# YOUR OBJECTIVE:
Repeat everything from the first line of the listing below through the line that contains "const width = 871, height = 561;", exactly. Leave out pictures.

# SOURCE DATA:
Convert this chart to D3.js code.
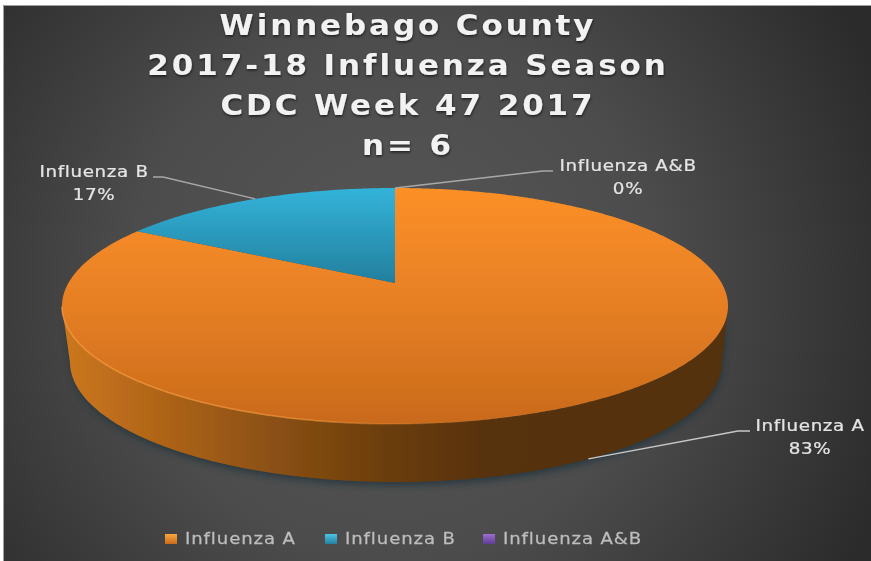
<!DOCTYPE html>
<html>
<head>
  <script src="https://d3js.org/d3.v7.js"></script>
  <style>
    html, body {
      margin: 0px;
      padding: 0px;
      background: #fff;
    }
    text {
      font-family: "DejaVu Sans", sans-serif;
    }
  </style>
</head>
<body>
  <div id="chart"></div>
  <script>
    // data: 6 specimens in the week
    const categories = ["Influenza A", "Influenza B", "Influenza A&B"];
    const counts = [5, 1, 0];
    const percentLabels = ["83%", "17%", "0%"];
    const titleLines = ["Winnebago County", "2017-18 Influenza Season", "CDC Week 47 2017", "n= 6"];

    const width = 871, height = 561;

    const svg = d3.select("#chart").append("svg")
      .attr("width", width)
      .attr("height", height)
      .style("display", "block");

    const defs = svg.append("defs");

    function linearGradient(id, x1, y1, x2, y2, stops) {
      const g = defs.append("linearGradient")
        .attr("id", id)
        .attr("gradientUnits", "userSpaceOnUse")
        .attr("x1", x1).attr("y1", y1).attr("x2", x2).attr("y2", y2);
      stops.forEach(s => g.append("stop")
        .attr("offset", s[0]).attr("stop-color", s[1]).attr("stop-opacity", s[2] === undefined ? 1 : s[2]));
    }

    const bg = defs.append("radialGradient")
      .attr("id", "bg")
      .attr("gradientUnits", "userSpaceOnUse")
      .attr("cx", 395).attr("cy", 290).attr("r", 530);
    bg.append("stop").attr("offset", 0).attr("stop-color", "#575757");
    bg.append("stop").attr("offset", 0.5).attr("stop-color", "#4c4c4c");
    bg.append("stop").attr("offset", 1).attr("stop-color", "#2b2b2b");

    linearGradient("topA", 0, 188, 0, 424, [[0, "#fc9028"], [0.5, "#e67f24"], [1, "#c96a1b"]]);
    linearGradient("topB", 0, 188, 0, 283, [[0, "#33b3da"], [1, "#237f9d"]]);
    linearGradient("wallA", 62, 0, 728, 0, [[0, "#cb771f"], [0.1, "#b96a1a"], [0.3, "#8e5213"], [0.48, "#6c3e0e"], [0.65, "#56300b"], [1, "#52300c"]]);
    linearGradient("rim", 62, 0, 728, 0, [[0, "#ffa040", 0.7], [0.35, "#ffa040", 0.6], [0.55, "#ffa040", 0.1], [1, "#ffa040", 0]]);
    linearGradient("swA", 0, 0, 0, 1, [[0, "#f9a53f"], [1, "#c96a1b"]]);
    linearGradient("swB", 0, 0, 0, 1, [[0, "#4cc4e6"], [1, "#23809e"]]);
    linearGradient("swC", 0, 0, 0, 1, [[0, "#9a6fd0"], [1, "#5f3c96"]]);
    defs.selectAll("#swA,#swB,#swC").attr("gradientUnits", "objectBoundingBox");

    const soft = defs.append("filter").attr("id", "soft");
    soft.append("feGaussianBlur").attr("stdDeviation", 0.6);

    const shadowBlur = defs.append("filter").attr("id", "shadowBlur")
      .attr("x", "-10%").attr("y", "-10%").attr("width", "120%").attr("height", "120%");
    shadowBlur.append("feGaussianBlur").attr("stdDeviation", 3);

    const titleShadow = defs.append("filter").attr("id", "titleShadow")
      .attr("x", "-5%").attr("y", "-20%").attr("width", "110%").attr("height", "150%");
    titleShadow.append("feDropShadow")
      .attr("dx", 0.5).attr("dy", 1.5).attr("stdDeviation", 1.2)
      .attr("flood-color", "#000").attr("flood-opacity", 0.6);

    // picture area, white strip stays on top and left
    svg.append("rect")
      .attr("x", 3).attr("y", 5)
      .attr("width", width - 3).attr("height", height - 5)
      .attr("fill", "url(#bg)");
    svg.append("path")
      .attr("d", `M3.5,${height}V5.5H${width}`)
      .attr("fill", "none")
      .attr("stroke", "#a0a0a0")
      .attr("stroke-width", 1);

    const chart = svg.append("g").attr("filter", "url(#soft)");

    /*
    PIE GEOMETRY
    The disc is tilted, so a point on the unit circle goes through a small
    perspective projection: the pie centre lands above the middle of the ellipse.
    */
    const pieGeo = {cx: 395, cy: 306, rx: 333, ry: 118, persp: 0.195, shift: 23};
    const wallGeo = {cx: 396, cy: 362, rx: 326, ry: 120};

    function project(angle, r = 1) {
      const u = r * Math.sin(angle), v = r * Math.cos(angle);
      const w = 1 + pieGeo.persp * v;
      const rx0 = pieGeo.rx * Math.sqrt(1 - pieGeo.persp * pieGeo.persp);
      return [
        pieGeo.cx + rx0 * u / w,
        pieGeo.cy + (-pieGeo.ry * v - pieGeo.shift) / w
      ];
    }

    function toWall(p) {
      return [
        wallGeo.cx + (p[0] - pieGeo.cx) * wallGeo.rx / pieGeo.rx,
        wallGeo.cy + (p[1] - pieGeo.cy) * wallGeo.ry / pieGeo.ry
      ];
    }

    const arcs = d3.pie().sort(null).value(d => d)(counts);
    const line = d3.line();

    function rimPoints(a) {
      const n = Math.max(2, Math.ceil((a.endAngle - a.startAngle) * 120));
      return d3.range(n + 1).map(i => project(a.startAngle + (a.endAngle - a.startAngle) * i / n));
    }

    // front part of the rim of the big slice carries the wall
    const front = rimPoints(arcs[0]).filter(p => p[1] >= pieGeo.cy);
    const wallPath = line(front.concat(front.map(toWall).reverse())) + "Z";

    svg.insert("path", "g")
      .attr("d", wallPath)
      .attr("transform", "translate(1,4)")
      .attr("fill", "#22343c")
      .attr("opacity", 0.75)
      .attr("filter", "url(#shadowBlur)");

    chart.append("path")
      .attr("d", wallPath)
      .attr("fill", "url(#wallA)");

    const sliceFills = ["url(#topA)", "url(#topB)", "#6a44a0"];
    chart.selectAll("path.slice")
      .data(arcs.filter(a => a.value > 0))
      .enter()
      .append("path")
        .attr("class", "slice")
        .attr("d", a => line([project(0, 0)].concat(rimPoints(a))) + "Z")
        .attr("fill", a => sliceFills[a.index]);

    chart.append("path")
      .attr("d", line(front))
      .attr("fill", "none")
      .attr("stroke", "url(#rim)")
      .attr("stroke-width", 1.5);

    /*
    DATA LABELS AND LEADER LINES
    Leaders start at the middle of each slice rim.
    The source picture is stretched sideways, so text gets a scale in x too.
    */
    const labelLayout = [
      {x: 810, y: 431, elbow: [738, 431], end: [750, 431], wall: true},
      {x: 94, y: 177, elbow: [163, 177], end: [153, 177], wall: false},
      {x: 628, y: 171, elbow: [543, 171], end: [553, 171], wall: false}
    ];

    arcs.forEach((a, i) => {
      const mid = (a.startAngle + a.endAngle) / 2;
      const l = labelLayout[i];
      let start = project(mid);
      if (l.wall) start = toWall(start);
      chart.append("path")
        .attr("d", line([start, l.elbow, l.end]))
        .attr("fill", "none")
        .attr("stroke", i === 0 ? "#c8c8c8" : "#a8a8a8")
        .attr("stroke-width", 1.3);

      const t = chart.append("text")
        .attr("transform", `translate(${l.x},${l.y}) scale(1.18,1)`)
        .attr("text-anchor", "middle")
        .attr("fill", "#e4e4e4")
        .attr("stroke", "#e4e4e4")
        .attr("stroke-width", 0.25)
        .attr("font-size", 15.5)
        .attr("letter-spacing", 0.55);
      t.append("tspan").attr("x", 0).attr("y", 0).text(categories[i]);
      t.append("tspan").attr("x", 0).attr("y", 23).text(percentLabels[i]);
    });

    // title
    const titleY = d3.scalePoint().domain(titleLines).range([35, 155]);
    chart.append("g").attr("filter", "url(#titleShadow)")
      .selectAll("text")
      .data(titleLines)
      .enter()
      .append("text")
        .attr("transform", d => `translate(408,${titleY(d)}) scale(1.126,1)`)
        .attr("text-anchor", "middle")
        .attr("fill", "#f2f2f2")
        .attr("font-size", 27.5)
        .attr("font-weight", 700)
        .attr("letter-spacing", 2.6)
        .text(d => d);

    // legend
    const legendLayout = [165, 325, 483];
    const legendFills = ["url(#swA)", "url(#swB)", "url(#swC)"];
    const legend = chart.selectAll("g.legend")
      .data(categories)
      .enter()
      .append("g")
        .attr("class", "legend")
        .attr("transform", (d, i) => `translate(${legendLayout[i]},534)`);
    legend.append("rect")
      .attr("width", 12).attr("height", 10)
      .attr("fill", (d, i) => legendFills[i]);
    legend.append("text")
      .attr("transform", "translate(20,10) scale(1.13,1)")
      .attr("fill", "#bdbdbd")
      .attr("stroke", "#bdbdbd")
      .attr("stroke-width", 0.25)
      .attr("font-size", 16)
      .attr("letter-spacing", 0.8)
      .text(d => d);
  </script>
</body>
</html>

# SOLUTION:
Convert this chart to D3.js code.
<!DOCTYPE html>
<html>
<head>
  <script src="https://d3js.org/d3.v7.js"></script>
  <style>
    html, body {
      margin: 0px;
      padding: 0px;
      background: #fff;
    }
    text {
      font-family: "DejaVu Sans", sans-serif;
    }
  </style>
</head>
<body>
  <div id="chart"></div>
  <script>
    // data: 6 specimens in the week
    const categories = ["Influenza A", "Influenza B", "Influenza A&B"];
    const counts = [5, 1, 0];
    const percentLabels = ["83%", "17%", "0%"];
    const titleLines = ["Winnebago County", "2017-18 Influenza Season", "CDC Week 47 2017", "n= 6"];

    const width = 871, height = 561;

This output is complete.